To gather data, McKesson commissioned ORC International to interview senior leaders at 115 payers and 350 providers of various sizes. While responses showed some lack of readiness among the smallest stakeholders, Gonzales said there were some very large payers (covering more than 2 million enrollees) that were less prepared than mid-sized ones (covering 500,000 to 2 million people),
Among the findings:
· As a group, payers say they are 58% along the continuum toward full value-based reimbursement, a 10% increase from 2014. Nearly all payers (97%) and most hospitals (91%) are using some mix of value-based payment alongside fee-for-service.
· Hospitals are 50% along the continuum, up 4% from the last report.
· Of the new payment models, bundled payments are making the most headway; they are projected to grow 6% in the next 5 years. This will put the bundled model ahead of capitated payments and shared risk contracts.
· There’s a gap between where payers and providers are now and where they know they must be. Both hospitals and payers say bundled payments will account for 17% of reimbursement in 5 years, but only half of payers and 40% of providers say they are ready.
· Accountable care organizations (ACOs) have gained ground and are projected to gain more. This study found 63% of hospitals are part of ACOs, and 47% of those who are not say they will join one within 5 years.
Acting CMS Administrator Andy Slavitt testified last week that MACRA might need to be delayed, because many small practices and rural providers are not ready to comply. The rules for MACRA are set to be finalized in November, leaving only 2 months before the law is to take effect January 1, 2017. CMS has expressed concern that pushing smaller practices—especially rural providers—too quickly could hasten the consolidation that has taken place in healthcare. IF not well-managed, the pace of payment reform could wipe out some smaller players, limiting consumer choice and access. Gonzales said it is “encouraging” that Slavitt is speaking publicly about this issue.
Closing the gap between readiness and reality is best done through incentives that encourage providers to move toward value-based models, Gonzales said. Imposing regulations to punish stragglers tends to invite pushback from doctors, he said. By contrast, the experience with bundled payments shows that with the right incentives, when providers see both the financial and clinical benefits of embracing value-based models, “these models get expanded.”
Indeed, CMS took a pilot for bundling payments for hip and knee replacements and replaced it with a mandate that took effect April 1, 2016, in 67 markets.

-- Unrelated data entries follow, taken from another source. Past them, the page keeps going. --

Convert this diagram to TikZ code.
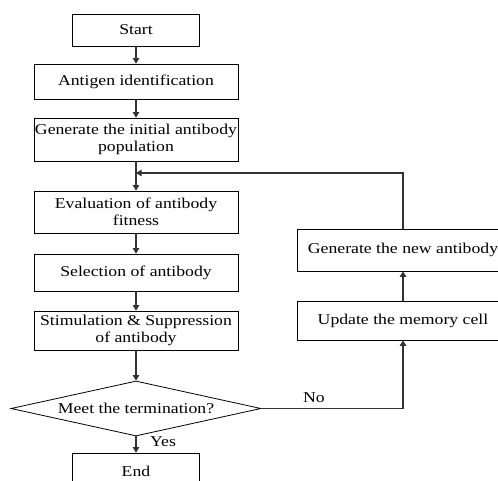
\documentclass[tikz,border=0pt]{standalone}
\usepackage{fontspec}
\setmainfont{Liberation Serif}[FakeStretch=1.18]
\usetikzlibrary{shapes.geometric,arrows.meta}

\begin{document}
\begin{tikzpicture}[
		x=1pt, y=-1pt,
		every node/.style={font=\fontsize{15}{17.5}\selectfont},
		box/.style={rectangle, draw, line width=0.8pt, minimum width=204pt, align=center, inner sep=1pt},
		decide/.style={diamond, draw, line width=0.8pt, minimum width=250pt, minimum height=55pt, shape aspect=4.5, inner sep=0pt},
		arr/.style={-{Triangle[length=5.5pt, width=6.5pt]}, line width=1.1pt, draw=black!80},
		lbl/.style={inner sep=0pt, anchor=west}
	]
  \useasboundingbox (0,0) rectangle (498,481);
  \node (start) [box, minimum width=127pt, minimum height=32pt] at (136,30) {Start};
  \node (antigen) [box, minimum height=35pt] at (136,81.5) {Antigen identification};
  \node (init) [box, minimum height=43pt] at (136,139.5) {Generate the initial antibody\\population};
  \node (eval) [box, minimum height=42pt] at (136,212) {Evaluation of antibody\\fitness};
  \node (select) [box, minimum height=37pt] at (136,272.5) {Selection of antibody};
  \node (stim) [box, minimum height=39pt] at (136,330.5) {Stimulation \& Suppression\\of antibody};
  \node (term) [decide] at (136,408.5) {Meet the termination?};
  \node (stop) [box, minimum width=127pt, minimum height=36pt] at (136,471) {End};
  \node (update) [box, minimum width=212pt, minimum height=39pt] at (403,320.5) {Update the memory cell};
  \node (newab) [box, minimum width=212pt, minimum height=42pt] at (403,250) {Generate the new antibody};
  \coordinate (fb) at (136,173);
  \node (yes) [lbl] at (150,442) {Yes};
  \node (no) [lbl] at (303,398) {No};
  \draw (start) edge [arr] (antigen);
  \draw (antigen) edge [arr] (init);
  \draw (init) edge [arr] (eval);
  \draw (eval) edge [arr] (select);
  \draw (select) edge [arr] (stim);
  \draw (stim) edge [arr] (term);
  \draw (term) edge [arr] (stop);
  \draw [arr] (term.east) -| (update.south);
  \draw (update) edge [arr] (newab);
  \draw [arr] (newab.north) |- (fb);
\end{tikzpicture}
\end{document}
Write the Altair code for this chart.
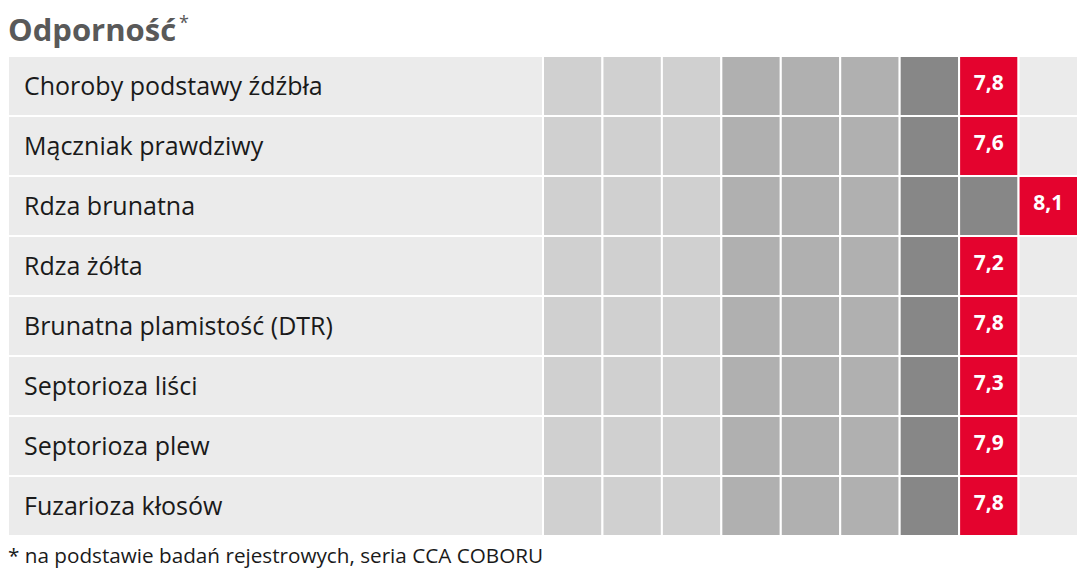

Providers will buy in, Gonzales said, “If you can show why these programs are important, and show providers, ‘Here are some areas where you can improve.’” Ultimately, he said, “providers just want to take better care of their patients.”
Hospitals and health plans are using many tools to embrace value-based care, but these changes are not without consequence. More than half of payers (53%) say they are using tiered networks, and 42% say they are using narrow networks. Overwhelmingly, they report that quality is the key factor in including providers, with 75% saying this is chief criterion. However, payers also report that “patient confusion over the cost structure of these networks is their biggest operational challenge.”
Patient engagement—whether that means being good consumers of healthcare or taking responsibility for their own health—continues to vex providers and payers alike. Gonzales said providers, in particular, report this a “major challenge,” and it’s an area where McKesson plans more research.
“No one has a clear answer,” on the best way to encourage patients to be more dedicated to their own health, he said.
The report was funded by McKesson Corporation. McKesson Health Solutions provides technology, software, and financial tools to help payers, hospitals, physician practices, pharmaceutical companies, and other entities adapt to new payment models.